C’est un trajet à accomplir à travers les heures, à travers la vie que nous propose cette série de cadrans composée par Anne Dujin.
La parole s’y trouve sans cesse interrogée, malgré l’épigraphe de Michel Foucault qui semblait affirmer une forme de confiance dans le langage : « …le poète est celui qui (…) retrouve les parentés enfouies des choses, leurs similitudes dispersées. […] ». Et de se retrouver, très vite, confrontée, heurtée aux limites de cette confiance, de la magie de la parole poétique face au réel plus brut, plus brutal, de bien des manières. Anne Dujin fait vibrer en nous cette oscillation entre doute et confiance vis-à-vis de la parole, position indispensable pour viser un langage poétique plus juste, plus vrai, plus propice à habiter le monde. Elle trace ici un chemin pour nous inviter à redécouvrir le sens des mots, la façon dont ils s’accordent au monde, dont ils dissonent aussi, peut-être, avec le temps, se désaccordent. Et ce sont souvent les mots des autres – en particulier ceux à qui ils manquent, ou qui ne les délivrent qu’avec une certaine rareté – qui révèlent la valeur du langage et permettent de retrouver confiance dans la parole poétique.

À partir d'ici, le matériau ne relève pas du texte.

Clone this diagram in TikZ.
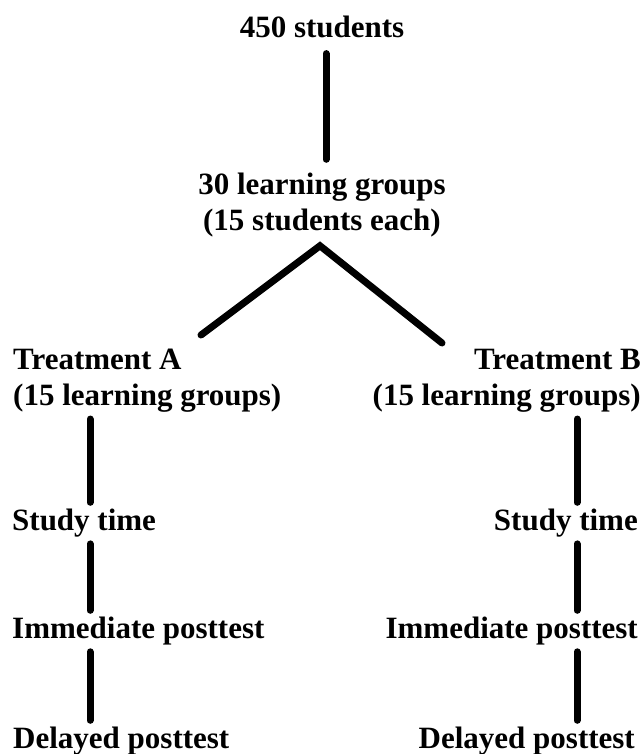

Anne Dujin, L’ombre des heures,
L’herbe qui tremble, 2019.
Car c’est l’acte d’écrire même qui est une mise à l’épreuve de cette confiance, imposant une descente en soi, en son propre vécu, la confrontation avec ses « morceaux [de] miroir brisé », l’errance « dans le douloureux labyrinthe », la perte des repères que l’on croyait siens.
Quelque chose se joue, dans ce recueil, entre surface et profondeur, dans le rapport de la poète à soi, dans son rapport au monde, et prend peu à peu forme d’ouverture. Ouverture du regard, avec toute la conscience de son lien avec les générations qui précèdent, et toute la liberté, la nouveauté offertes par celles qui suivent. Ces enfants que l’on porte et qui vivent auprès de nous ; et non loin d’eux, cet enfant que l’on a été ; celui dont le regard demeure en nous. Ouverture de la main, à ce qui est donné, à l’imprévu à recevoir au quotidien. Ouverture à ce qui, au-delà de la confiance, devient signe d’espérance : une lumière, un morceau de ciel, la perspective du « soleil silencieux de Pâques ». Une naissance possible.
Ce recueil a obtenu le Prix du premier recueil décerné par la Fondation pour la Poésie.